7 key benefits of simulation training

In order to fully grasp the benefits of simulation learning, you must first understand what simulation training is. A simulation tool immerses trainees in a realistic learning environment and invites them to interact with it. This virtual interactive environment replicates instructional scenarios that will likely arise in the users’ day-to-day professional lives and requires them to make decisions regarding these real-life situations.

Simulation-based training can be achieved with tools ranging from hand-held devices, such as eLearning or cloud-based applications, to more heavy and imposing equipment, like an actual one-to-one replica or mock-up with which a simulation software has been integrated. Such tools all have a common goal: to go beyond traditional learning methods and put knowledge and skills into practice. So what key benefits can you expect from those tools?

1. Improve learning retention

I see and I forget. I hear and I remember. I do and I understand.

Confucius

The American educator Edgar Dale famously investigated various theories relating to learning methods, and focused on how learners absorb and retain knowledge most effectively.

He came up with this well-known and influential “cone of learning”[1], which illustrates that the most effective methodology is to learn by doing. The more senses are involved in learning, the more actively the learner gets involved, the better the learning retention becomes. Learners retain more information when they do, rather than when they read, hear, or watch; we just learn better with experience. In other words, simulation-based training is more effective than traditional learning methods.

But why should you train your learners on a simulator, and not on-site with real equipment? What benefits does simulation-based training have that real-life learning situations do not?

2. Learn in safe conditions

Simulators provide essential practical experience of hazardous situations in a safe and managed environment. They enable the reproduction of any kind of scenario, including the ones involving high-risk conditions or rare incidents only happening rarely, in a safe and educational format without security issues.

To train on simulators also reduces future risks of accidents; trainees are led to learn, practice and repeat procedures as often as necessary to finetune their decision making abilities and be drilled into safe and reliable work habits, which ensures their own safety as well as the one of their co-workers.

3. Increase productivity & save costs

The safe environment in which the training takes place also has an interest for the preservation of your equipment. Besides the risks of injuries that are avoided with a simulator, the damage of equipment and property is also averted with a simulator. Plus, wear and tear that would inevitably result from training is fended off.

Another element that allows simulation-based training to save costs is the fact that there is no need to immobilise your material during training sessions. This makes it possible to keep the existing machinery and train paths for operational use while training an optimal number of drivers thanks to the 24/7 availability of simulation tools, regardless of weather and ground conditions.

4. Get insights & measure performances

As opposed to on-site courses, a simulation software makes it easy to monitor and compare individual performances by keeping track of progress, results and completion rates.

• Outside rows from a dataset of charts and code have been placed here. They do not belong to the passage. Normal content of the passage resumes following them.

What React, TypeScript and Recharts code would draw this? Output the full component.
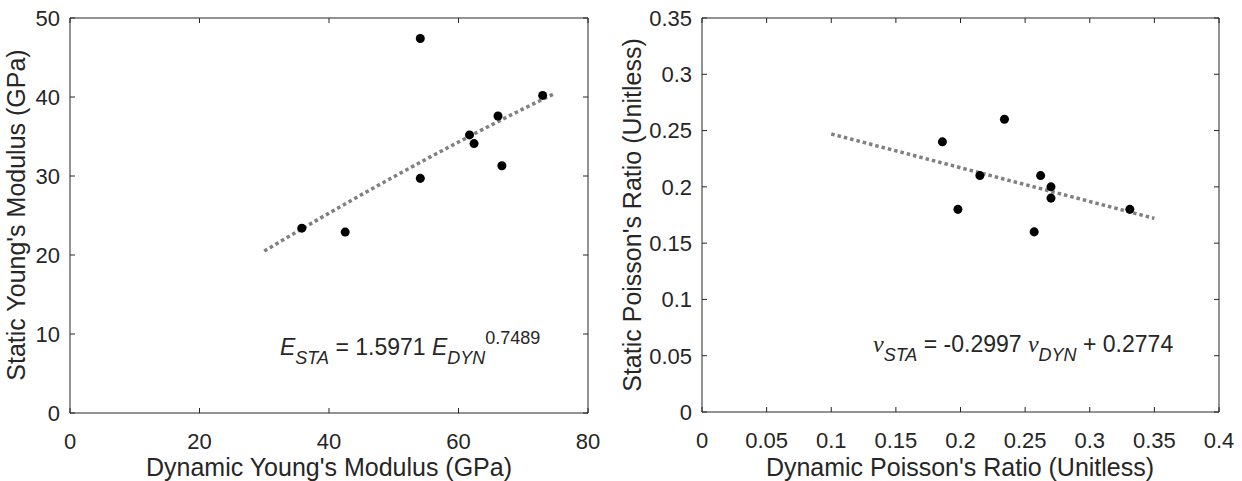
import { ComposedChart, Scatter, Line, XAxis, YAxis } from "recharts";

// left panel: Young's modulus (GPa)
const youngDyn = [54.1, 73.0, 66.1, 61.7, 62.4, 66.7, 54.1, 35.8, 42.5];
const youngSta = [47.4, 40.2, 37.6, 35.2, 34.1, 31.3, 29.7, 23.4, 22.9];
const youngFitDyn = [30, 40, 50, 60, 70, 75];
const youngFitSta = [20.5, 25.3, 29.9, 34.3, 38.5, 40.5];
const youngXTicks = [0, 20, 40, 60, 80];
const youngYTicks = [0, 10, 20, 30, 40, 50];

// right panel: Poisson's ratio
const poissonDyn = [0.186, 0.234, 0.215, 0.198, 0.262, 0.27, 0.27, 0.257, 0.331];
const poissonSta = [0.24, 0.26, 0.21, 0.18, 0.21, 0.2, 0.19, 0.16, 0.18];
const poissonFitDyn = [0.1, 0.35];
const poissonFitSta = [0.247, 0.172];
const poissonXTicks = [0, 0.05, 0.1, 0.15, 0.2, 0.25, 0.3, 0.35, 0.4];
const poissonYTicks = [0, 0.05, 0.1, 0.15, 0.2, 0.25, 0.3, 0.35];

const INK = "#262626";
const FONT = "'Liberation Sans', Arial, sans-serif";
const TL = 5; // inward tick length
const XM = 20; // gap between x axis and label top
const YM = 10; // gap between y axis and label end

const zip = (xs: number[], ys: number[]) => xs.map((x, i) => ({ x, y: ys[i] }));

// ticks drawn by hand so they point into the plot like matlab's
const BottomTick = ({ x, y, payload }: any) => (
  <g>
    <line x1={x} x2={x} y1={y - XM} y2={y - XM - TL} stroke={INK} strokeWidth={1} />
    <text x={x} y={y} dy="0.71em" textAnchor="middle" fontSize={22} fill={INK} fontFamily={FONT}>
      {String(payload.value)}
    </text>
  </g>
);
const LeftTick = ({ x, y, payload }: any) => (
  <g>
    <line x1={x + YM} x2={x + YM + TL} y1={y} y2={y} stroke={INK} strokeWidth={1} />
    <text x={x} y={y} dy="0.355em" textAnchor="end" fontSize={22} fill={INK} fontFamily={FONT}>
      {String(payload.value)}
    </text>
  </g>
);
const TopTick = ({ x, y }: any) => <line x1={x} x2={x} y1={y} y2={y + TL} stroke={INK} strokeWidth={1} />;
const RightTick = ({ x, y }: any) => <line x1={x} x2={x - TL} y1={y} y2={y} stroke={INK} strokeWidth={1} />;

type PanelProps = {
  pts: { x: number; y: number }[];
  fit: { x: number; y: number }[];
  xTicks: number[];
  yTicks: number[];
  yAxisWidth: number;
  right: number;
  xAxisHeight: number;
};

function Panel({ pts, fit, xTicks, yTicks, yAxisWidth, right, xAxisHeight }: PanelProps) {
  const xDomain = [xTicks[0], xTicks[xTicks.length - 1]];
  const yDomain = [yTicks[0], yTicks[yTicks.length - 1]];
  const axisLine = { stroke: INK, strokeWidth: 1 };
  return (
    <ComposedChart width={621} height={481} margin={{ top: 17, right: right - 1, bottom: 0, left: 0 }}>
      <XAxis
        dataKey="x"
        type="number"
        domain={xDomain}
        ticks={xTicks}
        interval={0}
        height={xAxisHeight}
        tickSize={0}
        tickMargin={XM}
        tick={<BottomTick />}
        tickLine={false}
        axisLine={axisLine}
      />
      <XAxis
        xAxisId="top"
        orientation="top"
        dataKey="x"
        type="number"
        domain={xDomain}
        ticks={xTicks}
        interval={0}
        height={1}
        tickSize={0}
        tickMargin={0}
        tick={<TopTick />}
        tickLine={false}
        axisLine={axisLine}
      />
      <YAxis
        type="number"
        domain={yDomain}
        ticks={yTicks}
        interval={0}
        width={yAxisWidth}
        tickSize={0}
        tickMargin={YM}
        tick={<LeftTick />}
        tickLine={false}
        axisLine={axisLine}
      />
      <YAxis
        yAxisId="right"
        orientation="right"
        type="number"
        domain={yDomain}
        ticks={yTicks}
        interval={0}
        width={1}
        tickSize={0}
        tickMargin={0}
        tick={<RightTick />}
        tickLine={false}
        axisLine={axisLine}
      />
      <Scatter data={pts} dataKey="y" fill="#000000" isAnimationActive={false} />
      <Line
        data={fit}
        dataKey="y"
        xAxisId="top"
        yAxisId="right"
        type="monotone"
        stroke="#808080"
        strokeWidth={3.5}
        strokeDasharray="3.5 3"
        dot={false}
        activeDot={false}
        isAnimationActive={false}
      />
    </ComposedChart>
  );
}

export default function App() {
  const sub = { fontSize: 18, fontStyle: "italic" as const };
  const nu = { fontStyle: "italic" as const, fontFamily: "'Liberation Serif', serif", fontSize: 24 };
  return (
    <div style={{ position: "absolute", left: 0, top: 0, width: 1242, height: 481, background: "#fff" }}>
      <div style={{ position: "absolute", left: 0, top: 0 }}>
        <Panel
          pts={zip(youngDyn, youngSta)}
          fit={zip(youngFitDyn, youngFitSta)}
          xTicks={youngXTicks}
          yTicks={youngYTicks}
          yAxisWidth={70}
          right={33}
          xAxisHeight={68}
        />
      </div>
      <div style={{ position: "absolute", left: 621, top: 0 }}>
        <Panel
          pts={zip(poissonDyn, poissonSta)}
          fit={zip(poissonFitDyn, poissonFitSta)}
          xTicks={poissonXTicks}
          yTicks={poissonYTicks}
          yAxisWidth={81}
          right={23}
          xAxisHeight={69}
        />
      </div>
      <svg
        width={1242}
        height={481}
        style={{ position: "absolute", left: 0, top: 0, pointerEvents: "none" }}
        fontFamily={FONT}
        fill={INK}
      >
        <text x={329} y={476} fontSize={25} textAnchor="middle">Dynamic Young's Modulus (GPa)</text>
        <text x={25} y={215} fontSize={25} textAnchor="middle" transform="rotate(-90 25 215)">
          Static Young's Modulus (GPa)
        </text>
        <text x={960} y={476} fontSize={25} textAnchor="middle">Dynamic Poisson's Ratio (Unitless)</text>
        <text x={641} y={215} fontSize={25} textAnchor="middle" transform="rotate(-90 641 215)">
          Static Poisson's Ratio (Unitless)
        </text>

        <text x={280} y={355} fontSize={23}>
          <tspan fontStyle="italic">E</tspan>
          <tspan dy={9} {...sub}>STA</tspan>
          <tspan dy={-9}> = 1.5971 </tspan>
          <tspan fontStyle="italic">E</tspan>
          <tspan dy={9} {...sub}>DYN</tspan>
          <tspan dy={-20} fontSize={18}>0.7489</tspan>
        </text>

        <text x={873} y={352} fontSize={23}>
          <tspan {...nu}>ν</tspan>
          <tspan dy={9} {...sub}>STA</tspan>
          <tspan dy={-9}> = -0.2997 </tspan>
          <tspan {...nu}>ν</tspan>
          <tspan dy={9} {...sub}>DYN</tspan>
          <tspan dy={-9}> + 0.2774</tspan>
        </text>
      </svg>
    </div>
  );
}
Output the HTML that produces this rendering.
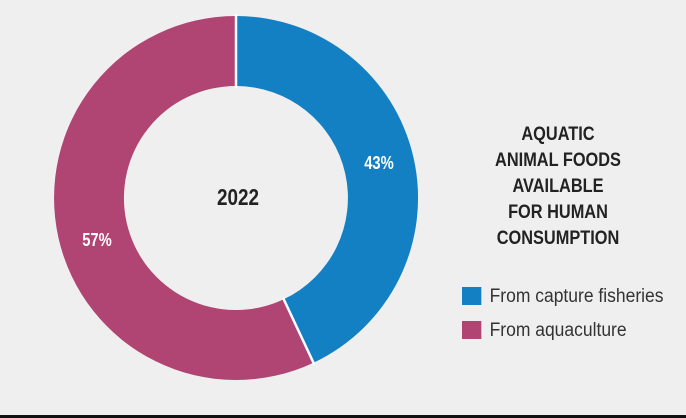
<!DOCTYPE html>
<html><head><meta charset="utf-8"><style>
html,body{margin:0;padding:0;background:#efefef;}
body{width:686px;height:418px;position:relative;overflow:hidden;font-family:"Liberation Sans",sans-serif;}
.t{position:absolute;left:463px;width:190px;text-align:center;font-weight:bold;font-size:19px;color:#222;line-height:26px;top:122px;transform:scaleX(0.86);transform-origin:95px 0;}
.lg{position:absolute;left:462px;font-size:19px;color:#333;transform:scaleX(0.92);transform-origin:0 0;white-space:nowrap;}
.sq{display:inline-block;width:21px;height:18px;vertical-align:-3px;margin-right:9px;}
.lab{position:absolute;width:100px;text-align:center;font-weight:bold;transform:scaleX(0.82);}
.line{position:absolute;left:0;top:415px;width:686px;height:3px;background:#111;}
</style></head><body>
<svg width="686" height="418" style="position:absolute;left:0;top:0">
<path d="M236,16 A182,182 0 0 1 313.5,362.7 L283.7,299.3 A112,112 0 0 0 236,86 Z" fill="#1380c4"/>
<path d="M313.5,362.7 A182,182 0 1 1 236,16 L236,86 A112,112 0 1 0 283.7,299.3 Z" fill="#b04473"/>
<line x1="236" y1="14" x2="236" y2="88" stroke="#fff" stroke-width="2.5"/>
<line x1="314.3" y1="364.5" x2="282.9" y2="297.5" stroke="#fff" stroke-width="2.5"/>
</svg>
<div class="lab" style="left:188px;top:184px;font-size:23px;color:#222">2022</div>
<div class="lab" style="left:329px;top:153px;font-size:18px;color:#fff">43%</div>
<div class="lab" style="left:47px;top:230px;font-size:18px;color:#fff">57%</div>
<div class="t">AQUATIC<br>ANIMAL FOODS<br>AVAILABLE<br>FOR HUMAN<br>CONSUMPTION</div>
<div class="lg" style="top:286px"><span class="sq" style="background:#1380c4"></span>From capture fisheries</div>
<div class="lg" style="top:320px"><span class="sq" style="background:#b04473"></span>From aquaculture</div>
<div class="line"></div>
</body></html>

As a result, areas for improvement can be optimally identified among a large number of learners.

A simulator can be used not only for training purposes but also for certification. An examinator can easily configure the scoring of an examination exercise and create automatic and objective reports that include information such as the trainee’s actions, scoring with different levels of severity, incidents encountered, comparison with other trainees or instructors and so forth.

5. Get immediate feedback

A simulation environment provides consistent and contextual feedback to trainees. They immediately face the results of their actions and can thereby directly self-correct. That way, incorrect actions are not absorbed on a longer term and, oppositely, correct behaviours are optimally retained.

6. Customise scenarios

Thanks to a dedicated exercise creation and supervision software accompanying the simulator, exercises subjected to learners are professionally structured with conditions that are difficult to replicate with real material on a working site.

Instructors can easily determine exercise properties and scenarize modules with challenges, such as failures, erratic behaviours from surrounding people, particular weather conditions, and so on. All theoretical and procedural learning such as working conditions, operation procedures and troubleshooting can be acquired through simulation.

7. Boost corporate, social & ecological responsibility

Aside from networking costs, no fuel nor a huge amount of electricity is required for simulation-based training. Training on simulators is therefore environmental friendly, and it ensures the safety of trainees, instructors and equipment, and improves transparency in performance assessment.

Besides developing safer working skills and transparency, simulators can also teach ecological behaviours. A driving simulator for instance can calculate fuel consumption with parameters such as braking, accelerating and gear changes, and thereby develop ecofriendly driving styles and habits.

 


[1] Edgar Dale. Audio-Visual Methods in Teaching (3rd Ed.). Holt, Reinhart, and Winston (1989).